Working with community partners
Strong partnerships are critical to your success in preventing alcohol and other drug-related harms in the community. LDATs should work with a variety of different community partners to deliver ‘Strong and Connected Community’-related actions. These could include arts organisations, sporting clubs, local councils, and other organisations that work directly with the Alcohol and Drug Foundation’s priority target groups.
Partners can support your action in many ways, including delivering your activities, promoting activities, recruiting participants, financial support, and much more.
Your specific approach to building strong and connected communities may influence the type of individuals, networks and organisations that your group partners with.
Partners may include:
- Sporting clubs
- Arts organisations
- Community leaders (e.g. local faith leaders)

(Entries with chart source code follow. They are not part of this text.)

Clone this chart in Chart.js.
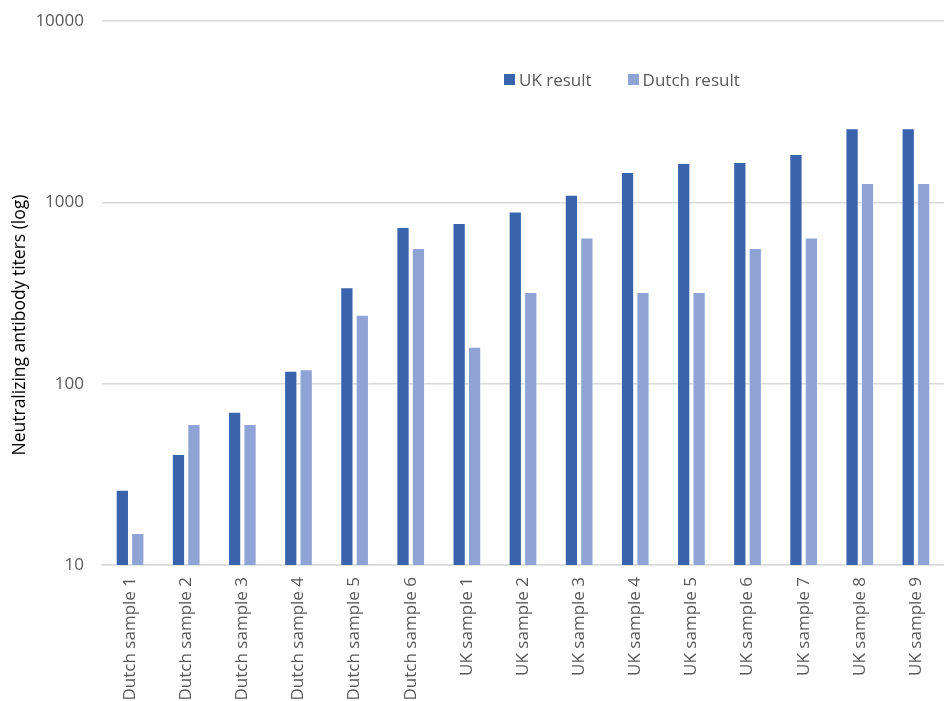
<!DOCTYPE html>
<html>
<head>
<meta charset="utf-8">
<script src="https://cdn.jsdelivr.net/npm/chart.js@4/dist/chart.umd.min.js"></script>
<style>
  html, body { margin: 0; padding: 0; background: #fff; }
  #wrap { position: relative; width: 944px; height: 701px; }
  #legend {
    position: absolute; top: 68px; left: 504px;
    font-family: "Open Sans", "Liberation Sans", sans-serif; font-size: 17px; color: #595959;
    display: flex; gap: 36px; align-items: center;
  }
  #legend span.item { display: flex; align-items: center; }
  #legend i { display: inline-block; width: 11px; height: 11px; margin-right: 4px; }
  #ytitle {
    position: absolute; left: 18px; top: 325px; width: 340px; margin-left: -170px; margin-top: -12px;
    transform: rotate(-90deg); text-align: center; white-space: nowrap;
    font-family: "Open Sans", "Liberation Sans", sans-serif; font-size: 17.5px; line-height: 24px; color: #000;
  }
</style>
</head>
<body>
<div id="wrap">
  <canvas id="chart" width="944" height="701"></canvas>
  <div id="legend"></div>
  <div id="ytitle">Neutralizing antibody titers (log)</div>
</div>
<script>
const categories = [
  'Dutch sample 1', 'Dutch sample 2', 'Dutch sample 3', 'Dutch sample 4', 'Dutch sample 5', 'Dutch sample 6',
  'UK sample 1', 'UK sample 2', 'UK sample 3', 'UK sample 4', 'UK sample 5', 'UK sample 6',
  'UK sample 7', 'UK sample 8', 'UK sample 9'
];
const ukResult    = [26, 41, 70, 118, 340, 730, 770, 890, 1100, 1470, 1650, 1670, 1850, 2560, 2560];
const dutchResult = [15, 60, 60, 120, 240, 560, 160, 320, 640, 320, 320, 560, 640, 1280, 1280];
const yTicks      = [10, 100, 1000, 10000];

const UK_COLOR    = '#3A63AD';
const DUTCH_COLOR = '#8FA3D5';
const FONT = '"Open Sans", "Liberation Sans", sans-serif';

// HTML legend (sits inside the plot area like the original)
const legend = document.getElementById('legend');
[['UK result', UK_COLOR], ['Dutch result', DUTCH_COLOR]].forEach(([label, color]) => {
  const s = document.createElement('span');
  s.className = 'item';
  s.innerHTML = '<i style="background:' + color + '"></i>' + label;
  legend.appendChild(s);
});

const ctx = document.getElementById('chart').getContext('2d');
new Chart(ctx, {
  type: 'bar',
  data: {
    labels: categories,
    datasets: [
      {
        label: 'UK result',
        data: ukResult,
        backgroundColor: UK_COLOR,
        borderColor: 'rgba(255,255,255,0.35)',
        borderWidth: 1,
        categoryPercentage: 0.55,
        barPercentage: 0.86
      },
      {
        label: 'Dutch result',
        data: dutchResult,
        backgroundColor: DUTCH_COLOR,
        borderColor: 'rgba(255,255,255,0.35)',
        borderWidth: 1,
        categoryPercentage: 0.55,
        barPercentage: 0.86
      }
    ]
  },
  options: {
    responsive: false,
    animation: false,
    layout: { padding: { top: 21, right: 0, bottom: 0, left: 0 } },
    plugins: {
      legend: { display: false },
      tooltip: { enabled: false }
    },
    scales: {
      x: {
        grid: { display: false },
        border: { color: '#D9D9D9', width: 1.5 },
        ticks: {
          color: '#595959',
          font: { family: FONT, size: 17 },
          minRotation: 90,
          maxRotation: 90,
          padding: 4
        },
        afterFit: (scale) => { scale.height = 136; }
      },
      y: {
        type: 'logarithmic',
        min: 10,
        max: 10000,
        afterBuildTicks: (scale) => { scale.ticks = yTicks.map(v => ({ value: v })); },
        grid: { color: '#D9D9D9', lineWidth: 1.5, drawTicks: false },
        border: { display: false },
        ticks: {
          color: '#595959',
          font: { family: FONT, size: 17 },
          padding: 18,
          callback: (v) => String(v)
        },
        afterFit: (scale) => {
          scale.width = 102;
          // tick padding would otherwise push the chart area down
          scale.paddingTop = 0;
          scale.paddingBottom = 0;
        }
      }
    }
  }
});
</script>
</body>
</html>
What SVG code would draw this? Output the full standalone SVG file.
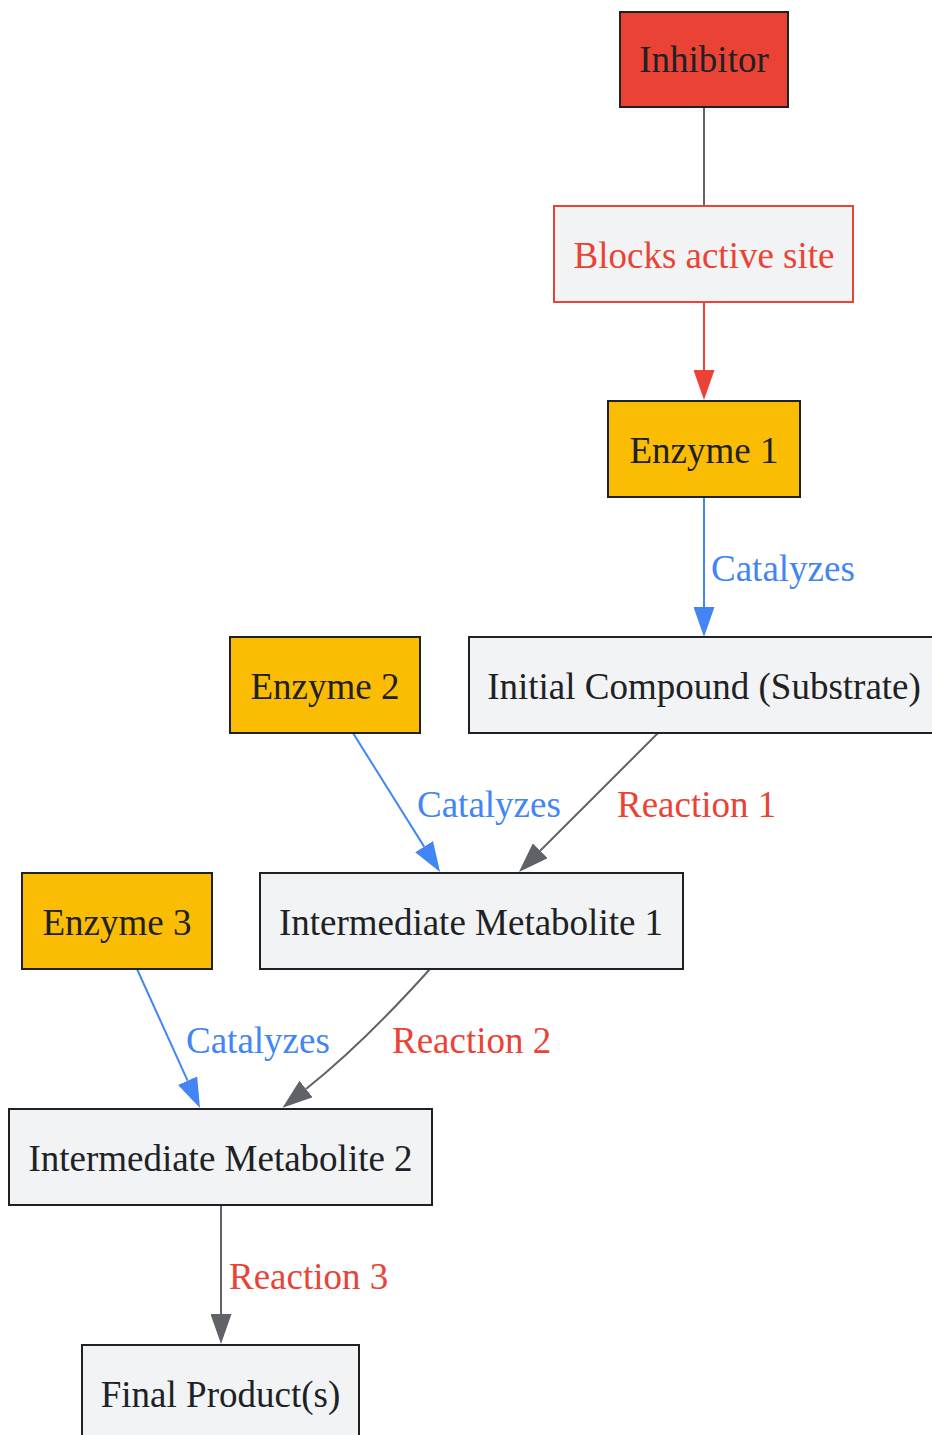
<svg xmlns="http://www.w3.org/2000/svg" width="932" height="1435" viewBox="0 0 932 1435">
<style>
.n rect{stroke:#202124;stroke-width:2}
.n text{font-family:"Liberation Serif","Times New Roman",serif;font-size:37px;fill:#202124;text-anchor:middle}
.enz{fill:#FBBC04}
.cmp{fill:#F1F3F4}
.lbl{font-family:"Liberation Serif","Times New Roman",serif;font-size:37px}
.blue{stroke:#4285F4;stroke-width:2;fill:none}
.gray{stroke:#5F6368;stroke-width:2;fill:none}
.red{stroke:#EA4335;stroke-width:2;fill:none}
</style>
<defs>
<marker id="ab" markerUnits="userSpaceOnUse" viewBox="0 0 30 21" refX="0" refY="10.5" markerWidth="30" markerHeight="21" orient="auto"><path d="M0,0 L30,10.5 L0,21 z" fill="#4285F4"/></marker>
<marker id="ag" markerUnits="userSpaceOnUse" viewBox="0 0 30 21" refX="0" refY="10.5" markerWidth="30" markerHeight="21" orient="auto"><path d="M0,0 L30,10.5 L0,21 z" fill="#5F6368"/></marker>
<marker id="ar" markerUnits="userSpaceOnUse" viewBox="0 0 30 21" refX="0" refY="10.5" markerWidth="30" markerHeight="21" orient="auto"><path d="M0,0 L30,10.5 L0,21 z" fill="#EA4335"/></marker>
</defs>
<rect width="932" height="1435" fill="#FFFFFF"/>
<g id="connectors">
<path class="gray" d="M704,107 L704,206"/>
<path class="red" d="M704,302 L704,370" marker-end="url(#ar)"/>
<path class="blue" d="M704,497 L704,607" marker-end="url(#ab)"/>
<path class="blue" d="M353,733 L424.1,846.6" marker-end="url(#ab)"/>
<path class="gray" d="M658,733 L540.2,850.8" marker-end="url(#ag)"/>
<path class="blue" d="M137,969 L187.6,1080.7" marker-end="url(#ab)"/>
<path class="gray" d="M430,969 C395,1008 355,1050 306,1089" marker-end="url(#ag)"/>
<path class="gray" d="M221,1205 L221,1314" marker-end="url(#ag)"/>
<text class="lbl" x="711" y="581" fill="#4285F4">Catalyzes</text>
<text class="lbl" x="417" y="817" fill="#4285F4">Catalyzes</text>
<text class="lbl" x="617" y="817" fill="#EA4335">Reaction 1</text>
<text class="lbl" x="186" y="1053" fill="#4285F4">Catalyzes</text>
<text class="lbl" x="392" y="1053" fill="#EA4335">Reaction 2</text>
<text class="lbl" x="229" y="1289" fill="#EA4335">Reaction 3</text>
</g>
<g id="inhibitor" class="n"><rect x="620" y="12" width="168" height="95" fill="#EA4335"/><text x="704" y="72">Inhibitor</text></g>
<g id="blocks" class="n"><rect x="554" y="206" width="299" height="96" fill="#F1F3F4" style="stroke:#EA4335"/><text x="704" y="268" style="fill:#EA4335">Blocks active site</text></g>
<g id="enzyme1" class="n"><rect class="enz" x="608" y="401" width="192" height="96"/><text x="704" y="463">Enzyme 1</text></g>
<g id="initial" class="n"><rect class="cmp" x="469" y="637" width="470" height="96"/><text x="704" y="699">Initial Compound (Substrate)</text></g>
<g id="enzyme2" class="n"><rect class="enz" x="230" y="637" width="190" height="96"/><text x="325" y="699">Enzyme 2</text></g>
<g id="enzyme3" class="n"><rect class="enz" x="22" y="873" width="190" height="96"/><text x="117" y="935">Enzyme 3</text></g>
<g id="im1" class="n"><rect class="cmp" x="260" y="873" width="423" height="96"/><text x="471" y="935">Intermediate Metabolite 1</text></g>
<g id="im2" class="n"><rect class="cmp" x="9" y="1109" width="423" height="96"/><text x="220.5" y="1171">Intermediate Metabolite 2</text></g>
<g id="final" class="n"><rect class="cmp" x="82" y="1345" width="277" height="96"/><text x="220.5" y="1407">Final Product(s)</text></g>
</svg>
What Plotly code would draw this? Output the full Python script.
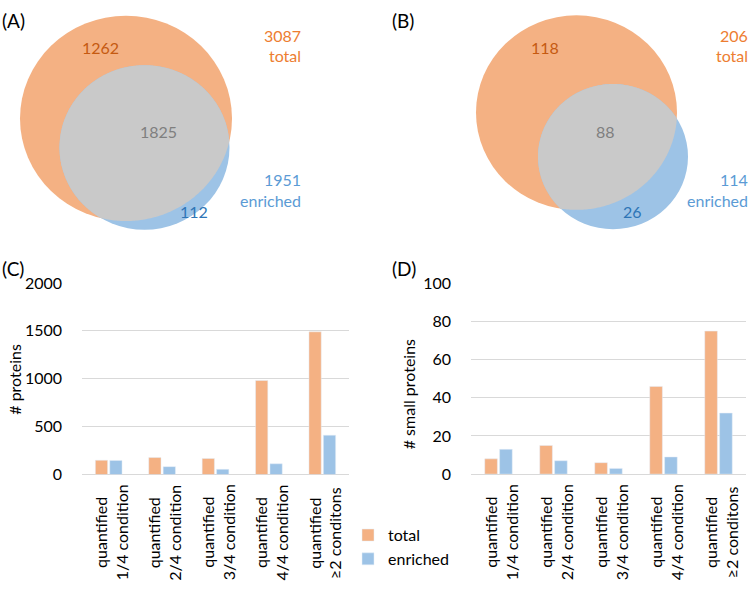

- Representative groups (e.g. Lesbian, Gay, Bisexual, Trans and Gender Diverse and Intersex)
- Local council
- Schools (primary, secondary, tertiary)
- Lions, Rotary and Apex clubs
- Community development, health promotion and youth workers
- Local employers and workplaces
- Traders and business associations
- Multicultural groups and other cultural groups
- Primary health services (e.g. general practitioners, pharmacists, dentists)
- Community health centres and neighbourhood houses
- Health services and hospitals
- Alcohol and other drug services and sector workers.
Useful resources: Working with community partners.
Determine resources required
All alcohol and other drug activities need to be adequately resourced. Below is a list of the types of resources that community organisations need to build strong and connected communities. This is not an exhaustive list, and LDATs should be mindful that the resources required will be influenced by the Community Action Plan activity being undertaken by your group:
- Basic administrative tools. Access to stationery and office supplies, printers, phones, and a workspace for administrative duties
- Venue for meetings. This may include in-kind use of meeting rooms from a partner organisation, local library, school or community hall (your local council will have a list of available places for community use), or schools. It is not appropriate for meetings to be held in people’s homes or private venues
- Funding for catering at events and meetings. Basic refreshments available before and/or after the event are often sufficient (e.g. tea, coffee, water, biscuits)
- Checks. Funds to undertake police checks/ working with children checks where necessary
- Insurance. Insurance and liability coverage (where appropriate)
- Funds for additional activities. This may include improvements to local facilities, delivering an arts activity, running a media campaign or publicising an event..
Consider measures to success
While you are planning your activity, it is important to consider measures of success for your activity. Determine how you will evaluate the success of your activity, linking your evaluation measures to your objectives (see Measuring your success).